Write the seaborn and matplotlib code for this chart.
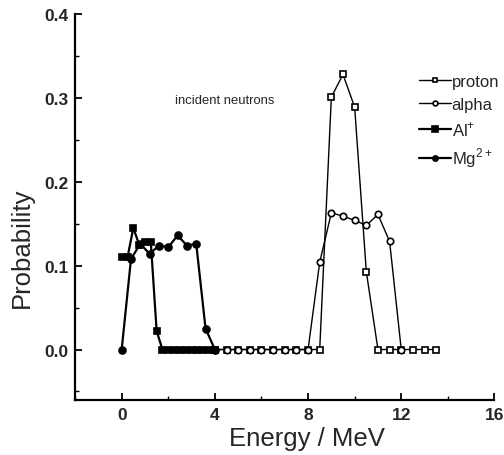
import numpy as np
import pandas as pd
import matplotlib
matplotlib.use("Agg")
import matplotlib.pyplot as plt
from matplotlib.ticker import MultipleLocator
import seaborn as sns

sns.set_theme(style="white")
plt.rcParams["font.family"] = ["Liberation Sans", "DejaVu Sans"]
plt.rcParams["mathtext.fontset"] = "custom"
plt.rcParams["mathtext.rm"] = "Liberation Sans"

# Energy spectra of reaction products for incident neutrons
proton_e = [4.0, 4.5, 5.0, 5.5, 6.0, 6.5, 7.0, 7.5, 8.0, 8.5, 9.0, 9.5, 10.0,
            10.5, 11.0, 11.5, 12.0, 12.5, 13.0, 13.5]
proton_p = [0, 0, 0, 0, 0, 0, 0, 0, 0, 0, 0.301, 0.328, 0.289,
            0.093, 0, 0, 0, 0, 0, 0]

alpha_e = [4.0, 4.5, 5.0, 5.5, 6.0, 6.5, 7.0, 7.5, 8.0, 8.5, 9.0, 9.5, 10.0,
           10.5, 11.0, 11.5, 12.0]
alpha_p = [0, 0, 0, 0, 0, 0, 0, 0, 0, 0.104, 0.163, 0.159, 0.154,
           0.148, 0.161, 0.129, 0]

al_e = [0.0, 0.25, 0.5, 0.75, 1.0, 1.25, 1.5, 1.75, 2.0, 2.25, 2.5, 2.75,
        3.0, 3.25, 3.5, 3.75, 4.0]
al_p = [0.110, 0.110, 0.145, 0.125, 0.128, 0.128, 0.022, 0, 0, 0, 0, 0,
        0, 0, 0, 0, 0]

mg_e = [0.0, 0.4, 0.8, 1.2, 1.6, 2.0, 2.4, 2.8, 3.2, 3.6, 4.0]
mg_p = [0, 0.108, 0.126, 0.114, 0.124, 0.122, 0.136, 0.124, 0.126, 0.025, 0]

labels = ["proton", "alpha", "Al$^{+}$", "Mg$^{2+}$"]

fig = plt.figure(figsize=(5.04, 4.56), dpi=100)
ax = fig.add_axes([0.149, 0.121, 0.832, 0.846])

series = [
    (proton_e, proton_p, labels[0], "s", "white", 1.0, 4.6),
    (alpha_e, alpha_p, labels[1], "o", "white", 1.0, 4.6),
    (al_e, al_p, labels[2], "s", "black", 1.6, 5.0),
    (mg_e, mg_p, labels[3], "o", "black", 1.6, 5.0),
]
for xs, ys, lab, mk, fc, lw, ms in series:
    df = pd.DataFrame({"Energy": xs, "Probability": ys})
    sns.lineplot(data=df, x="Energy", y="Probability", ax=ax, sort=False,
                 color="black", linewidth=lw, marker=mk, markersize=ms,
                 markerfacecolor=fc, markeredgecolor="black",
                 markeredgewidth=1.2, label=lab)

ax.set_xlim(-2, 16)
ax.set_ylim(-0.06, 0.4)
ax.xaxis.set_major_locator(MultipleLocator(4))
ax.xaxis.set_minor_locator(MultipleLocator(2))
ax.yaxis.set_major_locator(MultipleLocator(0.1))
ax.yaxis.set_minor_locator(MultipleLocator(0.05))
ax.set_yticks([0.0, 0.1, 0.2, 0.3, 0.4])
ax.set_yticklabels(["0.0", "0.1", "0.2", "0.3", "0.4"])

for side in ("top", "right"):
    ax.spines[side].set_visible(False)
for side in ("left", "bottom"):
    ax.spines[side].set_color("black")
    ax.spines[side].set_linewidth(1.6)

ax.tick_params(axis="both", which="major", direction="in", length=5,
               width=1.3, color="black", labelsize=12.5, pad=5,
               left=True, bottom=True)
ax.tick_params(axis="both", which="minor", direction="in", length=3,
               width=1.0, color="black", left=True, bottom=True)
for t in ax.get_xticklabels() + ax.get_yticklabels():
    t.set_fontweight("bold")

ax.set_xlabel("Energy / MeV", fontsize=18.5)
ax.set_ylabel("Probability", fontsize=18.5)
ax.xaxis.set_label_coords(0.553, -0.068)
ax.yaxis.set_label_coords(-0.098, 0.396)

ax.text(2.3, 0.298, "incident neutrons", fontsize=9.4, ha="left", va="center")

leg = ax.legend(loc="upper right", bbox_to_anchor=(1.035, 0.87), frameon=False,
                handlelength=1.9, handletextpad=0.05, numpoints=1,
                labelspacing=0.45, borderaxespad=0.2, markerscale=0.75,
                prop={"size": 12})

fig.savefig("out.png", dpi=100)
····················
_The task_
Quote the listing above in full, except for the pictures.

_Result of the task_
Write the seaborn and matplotlib code for this chart.
import numpy as np
import pandas as pd
import matplotlib
matplotlib.use("Agg")
import matplotlib.pyplot as plt
from matplotlib.ticker import MultipleLocator
import seaborn as sns

sns.set_theme(style="white")
plt.rcParams["font.family"] = ["Liberation Sans", "DejaVu Sans"]
plt.rcParams["mathtext.fontset"] = "custom"
plt.rcParams["mathtext.rm"] = "Liberation Sans"

# Energy spectra of reaction products for incident neutrons
proton_e = [4.0, 4.5, 5.0, 5.5, 6.0, 6.5, 7.0, 7.5, 8.0, 8.5, 9.0, 9.5, 10.0,
            10.5, 11.0, 11.5, 12.0, 12.5, 13.0, 13.5]
proton_p = [0, 0, 0, 0, 0, 0, 0, 0, 0, 0, 0.301, 0.328, 0.289,
            0.093, 0, 0, 0, 0, 0, 0]

alpha_e = [4.0, 4.5, 5.0, 5.5, 6.0, 6.5, 7.0, 7.5, 8.0, 8.5, 9.0, 9.5, 10.0,
           10.5, 11.0, 11.5, 12.0]
alpha_p = [0, 0, 0, 0, 0, 0, 0, 0, 0, 0.104, 0.163, 0.159, 0.154,
           0.148, 0.161, 0.129, 0]

al_e = [0.0, 0.25, 0.5, 0.75, 1.0, 1.25, 1.5, 1.75, 2.0, 2.25, 2.5, 2.75,
        3.0, 3.25, 3.5, 3.75, 4.0]
al_p = [0.110, 0.110, 0.145, 0.125, 0.128, 0.128, 0.022, 0, 0, 0, 0, 0,
        0, 0, 0, 0, 0]

mg_e = [0.0, 0.4, 0.8, 1.2, 1.6, 2.0, 2.4, 2.8, 3.2, 3.6, 4.0]
mg_p = [0, 0.108, 0.126, 0.114, 0.124, 0.122, 0.136, 0.124, 0.126, 0.025, 0]

labels = ["proton", "alpha", "Al$^{+}$", "Mg$^{2+}$"]

fig = plt.figure(figsize=(5.04, 4.56), dpi=100)
ax = fig.add_axes([0.149, 0.121, 0.832, 0.846])

series = [
    (proton_e, proton_p, labels[0], "s", "white", 1.0, 4.6),
    (alpha_e, alpha_p, labels[1], "o", "white", 1.0, 4.6),
    (al_e, al_p, labels[2], "s", "black", 1.6, 5.0),
    (mg_e, mg_p, labels[3], "o", "black", 1.6, 5.0),
]
for xs, ys, lab, mk, fc, lw, ms in series:
    df = pd.DataFrame({"Energy": xs, "Probability": ys})
    sns.lineplot(data=df, x="Energy", y="Probability", ax=ax, sort=False,
                 color="black", linewidth=lw, marker=mk, markersize=ms,
                 markerfacecolor=fc, markeredgecolor="black",
                 markeredgewidth=1.2, label=lab)

ax.set_xlim(-2, 16)
ax.set_ylim(-0.06, 0.4)
ax.xaxis.set_major_locator(MultipleLocator(4))
ax.xaxis.set_minor_locator(MultipleLocator(2))
ax.yaxis.set_major_locator(MultipleLocator(0.1))
ax.yaxis.set_minor_locator(MultipleLocator(0.05))
ax.set_yticks([0.0, 0.1, 0.2, 0.3, 0.4])
ax.set_yticklabels(["0.0", "0.1", "0.2", "0.3", "0.4"])

for side in ("top", "right"):
    ax.spines[side].set_visible(False)
for side in ("left", "bottom"):
    ax.spines[side].set_color("black")
    ax.spines[side].set_linewidth(1.6)

ax.tick_params(axis="both", which="major", direction="in", length=5,
               width=1.3, color="black", labelsize=12.5, pad=5,
               left=True, bottom=True)
ax.tick_params(axis="both", which="minor", direction="in", length=3,
               width=1.0, color="black", left=True, bottom=True)
for t in ax.get_xticklabels() + ax.get_yticklabels():
    t.set_fontweight("bold")

ax.set_xlabel("Energy / MeV", fontsize=18.5)
ax.set_ylabel("Probability", fontsize=18.5)
ax.xaxis.set_label_coords(0.553, -0.068)
ax.yaxis.set_label_coords(-0.098, 0.396)

ax.text(2.3, 0.298, "incident neutrons", fontsize=9.4, ha="left", va="center")

leg = ax.legend(loc="upper right", bbox_to_anchor=(1.035, 0.87), frameon=False,
                handlelength=1.9, handletextpad=0.05, numpoints=1,
                labelspacing=0.45, borderaxespad=0.2, markerscale=0.75,
                prop={"size": 12})

fig.savefig("out.png", dpi=100)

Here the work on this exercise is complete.